## DIRECTION
Leave the pictures out. Return all other data exactly.

## INPUT FOR THIS TASK
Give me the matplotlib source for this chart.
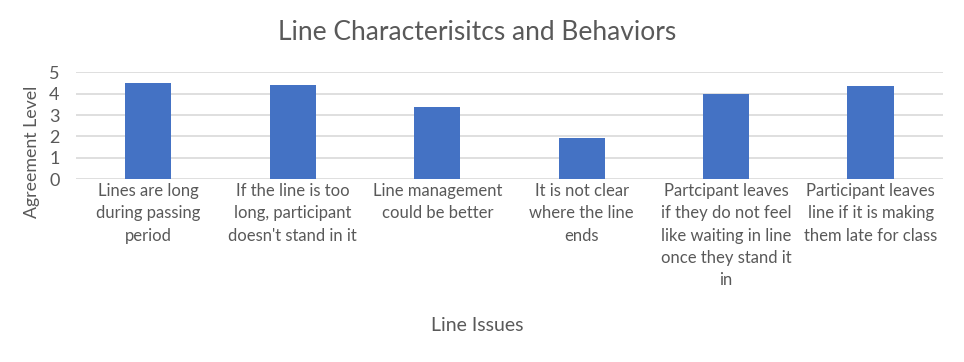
import matplotlib.pyplot as plt

plt.rcParams['font.family'] = ['Lato', 'DejaVu Sans']

# Data
issues = [
    "Lines are long\nduring passing\nperiod",
    "If the line is too\nlong, participant\ndoesn't stand in it",
    "Line management\ncould be better",
    "It is not clear\nwhere the line\nends",
    "Partcipant leaves\nif they do not feel\nlike waiting in line\nonce they stand it\nin",
    "Participant leaves\nline if it is making\nthem late for class",
]
agreement = [4.52, 4.39, 3.38, 1.91, 4.01, 4.38]

text_color = '#595959'

fig = plt.figure(figsize=(9.64, 3.62), dpi=100)
ax = fig.add_axes([0.079, 0.505, 0.899, 0.295])

x = range(len(issues))
ax.bar(x, agreement, width=0.32, color='#4472C4', zorder=3)

ax.set_xlim(-0.5, len(issues) - 0.5)
ax.set_ylim(0, 5)
ax.set_yticks([0, 1, 2, 3, 4, 5])
ax.set_xticks(list(x))
ax.set_xticklabels(issues, fontsize=12, color=text_color, linespacing=1.47, va='top')
ax.tick_params(axis='y', labelsize=13, colors=text_color, length=0, pad=12)
ax.tick_params(axis='x', length=0, pad=3)
ax.grid(axis='y', color='#D9D9D9', linewidth=1.2, zorder=0)
for s in ['top', 'right', 'left', 'bottom']:
    ax.spines[s].set_visible(False)

ax.set_ylabel('Agreement Level', fontsize=12.8, color=text_color)
ax.yaxis.set_label_coords(-0.042, 0.255)
fig.text(0.495, 0.1, 'Line Issues', ha='center', va='center', fontsize=14, color=text_color)
fig.text(0.495, 0.91, 'Line Characterisitcs and Behaviors', ha='center', va='center',
         fontsize=19, color=text_color)

fig.savefig('out.png', dpi=100)
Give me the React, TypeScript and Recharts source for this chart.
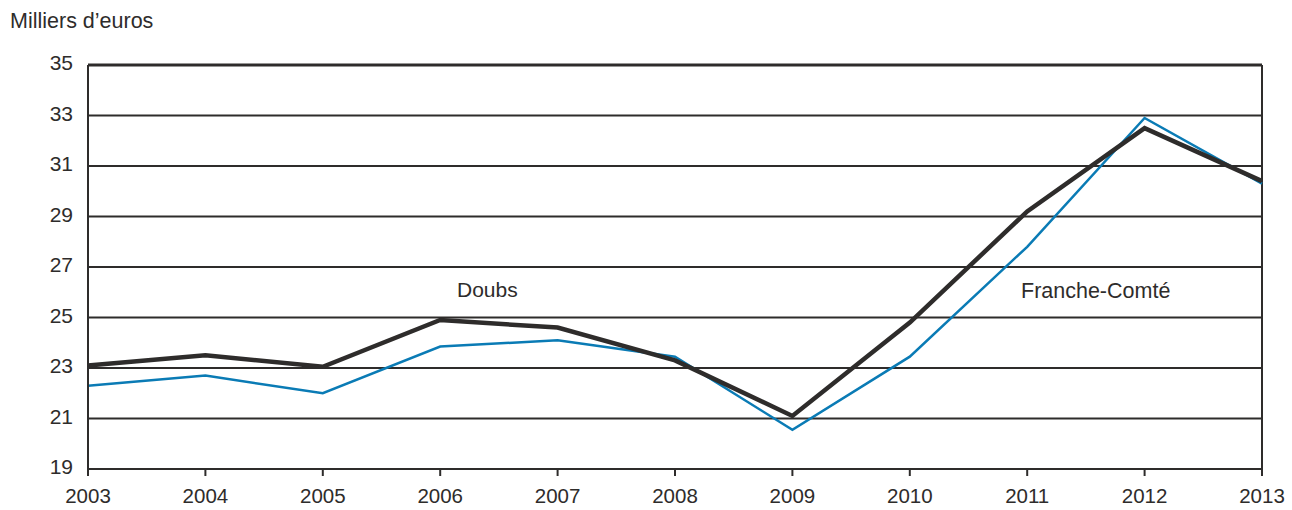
import React from 'react';
import {
  LineChart,
  Line,
  XAxis,
  YAxis,
  CartesianGrid,
  ReferenceLine,
} from 'recharts';

// Revenu disponible, milliers d'euros
const years = ['2003', '2004', '2005', '2006', '2007', '2008', '2009', '2010', '2011', '2012', '2013'];
const doubs = [23.1, 23.5, 23.05, 24.9, 24.6, 23.3, 21.1, 24.8, 29.2, 32.5, 30.4];
const francheComte = [22.3, 22.7, 22.0, 23.85, 24.1, 23.45, 20.55, 23.45, 27.8, 32.9, 30.3];
const yTicks = [19, 21, 23, 25, 27, 29, 31, 33, 35];

const data = years.map((year, i) => ({
  year,
  doubs: doubs[i],
  franche: francheComte[i],
}));

const INK = '#2e2c2b';
const BLUE = '#0a7bb5';
const FONT = 'Liberation Sans, Arial, sans-serif';

const App = () => {
  return (
    <div
      style={{
        position: 'absolute',
        left: 0,
        top: 0,
        width: 1292,
        height: 510,
        background: '#fff',
        fontFamily: FONT,
        lineHeight: 1,
      }}
    >
      <div style={{ position: 'absolute', left: 10, top: 11, fontSize: 21.5, color: INK }}>
        Milliers d’euros
      </div>
      <div style={{ position: 'absolute', left: 457, top: 279, fontSize: 21, color: INK }}>
        Doubs
      </div>
      <div style={{ position: 'absolute', left: 1021, top: 281, fontSize: 21.5, color: INK }}>
        Franche-Comté
      </div>
      <LineChart
        width={1292}
        height={510}
        data={data}
        margin={{ top: 65, right: 30, bottom: 0, left: 0 }}
      >
        <CartesianGrid vertical={false} stroke={INK} strokeWidth={2} />
        <XAxis
          dataKey="year"
          height={41}
          axisLine={{ stroke: INK, strokeWidth: 2 }}
          tickLine={{ stroke: INK, strokeWidth: 2 }}
          tickSize={7}
          tickMargin={12}
          interval={0}
          tick={{ fill: INK, fontSize: 20.5, fontFamily: FONT }}
        />
        <YAxis
          width={88}
          domain={[19, 35]}
          ticks={yTicks}
          allowDataOverflow
          axisLine={{ stroke: INK, strokeWidth: 2 }}
          tickLine={false}
          tickSize={0}
          tickMargin={15}
          tick={{ fill: INK, fontSize: 21, fontFamily: FONT, dy: -2 }}
        />
        <ReferenceLine y={35} stroke={INK} strokeWidth={3} />
        <ReferenceLine x="2013" stroke={INK} strokeWidth={2} />
        <Line
          dataKey="franche"
          stroke={BLUE}
          strokeWidth={2.5}
          dot={false}
          isAnimationActive={false}
        />
        <Line
          dataKey="doubs"
          stroke={INK}
          strokeWidth={4.5}
          dot={false}
          isAnimationActive={false}
        />
      </LineChart>
    </div>
  );
};

export default App;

## TASK RESPONSE
Give me the matplotlib source for this chart.
import matplotlib.pyplot as plt

plt.rcParams['font.family'] = ['Lato', 'DejaVu Sans']

# Data
issues = [
    "Lines are long\nduring passing\nperiod",
    "If the line is too\nlong, participant\ndoesn't stand in it",
    "Line management\ncould be better",
    "It is not clear\nwhere the line\nends",
    "Partcipant leaves\nif they do not feel\nlike waiting in line\nonce they stand it\nin",
    "Participant leaves\nline if it is making\nthem late for class",
]
agreement = [4.52, 4.39, 3.38, 1.91, 4.01, 4.38]

text_color = '#595959'

fig = plt.figure(figsize=(9.64, 3.62), dpi=100)
ax = fig.add_axes([0.079, 0.505, 0.899, 0.295])

x = range(len(issues))
ax.bar(x, agreement, width=0.32, color='#4472C4', zorder=3)

ax.set_xlim(-0.5, len(issues) - 0.5)
ax.set_ylim(0, 5)
ax.set_yticks([0, 1, 2, 3, 4, 5])
ax.set_xticks(list(x))
ax.set_xticklabels(issues, fontsize=12, color=text_color, linespacing=1.47, va='top')
ax.tick_params(axis='y', labelsize=13, colors=text_color, length=0, pad=12)
ax.tick_params(axis='x', length=0, pad=3)
ax.grid(axis='y', color='#D9D9D9', linewidth=1.2, zorder=0)
for s in ['top', 'right', 'left', 'bottom']:
    ax.spines[s].set_visible(False)

ax.set_ylabel('Agreement Level', fontsize=12.8, color=text_color)
ax.yaxis.set_label_coords(-0.042, 0.255)
fig.text(0.495, 0.1, 'Line Issues', ha='center', va='center', fontsize=14, color=text_color)
fig.text(0.495, 0.91, 'Line Characterisitcs and Behaviors', ha='center', va='center',
         fontsize=19, color=text_color)

fig.savefig('out.png', dpi=100)
Give me the React, TypeScript and Recharts source for this chart.
import React from 'react';
import {
  LineChart,
  Line,
  XAxis,
  YAxis,
  CartesianGrid,
  ReferenceLine,
} from 'recharts';

// Revenu disponible, milliers d'euros
const years = ['2003', '2004', '2005', '2006', '2007', '2008', '2009', '2010', '2011', '2012', '2013'];
const doubs = [23.1, 23.5, 23.05, 24.9, 24.6, 23.3, 21.1, 24.8, 29.2, 32.5, 30.4];
const francheComte = [22.3, 22.7, 22.0, 23.85, 24.1, 23.45, 20.55, 23.45, 27.8, 32.9, 30.3];
const yTicks = [19, 21, 23, 25, 27, 29, 31, 33, 35];

const data = years.map((year, i) => ({
  year,
  doubs: doubs[i],
  franche: francheComte[i],
}));

const INK = '#2e2c2b';
const BLUE = '#0a7bb5';
const FONT = 'Liberation Sans, Arial, sans-serif';

const App = () => {
  return (
    <div
      style={{
        position: 'absolute',
        left: 0,
        top: 0,
        width: 1292,
        height: 510,
        background: '#fff',
        fontFamily: FONT,
        lineHeight: 1,
      }}
    >
      <div style={{ position: 'absolute', left: 10, top: 11, fontSize: 21.5, color: INK }}>
        Milliers d’euros
      </div>
      <div style={{ position: 'absolute', left: 457, top: 279, fontSize: 21, color: INK }}>
        Doubs
      </div>
      <div style={{ position: 'absolute', left: 1021, top: 281, fontSize: 21.5, color: INK }}>
        Franche-Comté
      </div>
      <LineChart
        width={1292}
        height={510}
        data={data}
        margin={{ top: 65, right: 30, bottom: 0, left: 0 }}
      >
        <CartesianGrid vertical={false} stroke={INK} strokeWidth={2} />
        <XAxis
          dataKey="year"
          height={41}
          axisLine={{ stroke: INK, strokeWidth: 2 }}
          tickLine={{ stroke: INK, strokeWidth: 2 }}
          tickSize={7}
          tickMargin={12}
          interval={0}
          tick={{ fill: INK, fontSize: 20.5, fontFamily: FONT }}
        />
        <YAxis
          width={88}
          domain={[19, 35]}
          ticks={yTicks}
          allowDataOverflow
          axisLine={{ stroke: INK, strokeWidth: 2 }}
          tickLine={false}
          tickSize={0}
          tickMargin={15}
          tick={{ fill: INK, fontSize: 21, fontFamily: FONT, dy: -2 }}
        />
        <ReferenceLine y={35} stroke={INK} strokeWidth={3} />
        <ReferenceLine x="2013" stroke={INK} strokeWidth={2} />
        <Line
          dataKey="franche"
          stroke={BLUE}
          strokeWidth={2.5}
          dot={false}
          isAnimationActive={false}
        />
        <Line
          dataKey="doubs"
          stroke={INK}
          strokeWidth={4.5}
          dot={false}
          isAnimationActive={false}
        />
      </LineChart>
    </div>
  );
};

export default App;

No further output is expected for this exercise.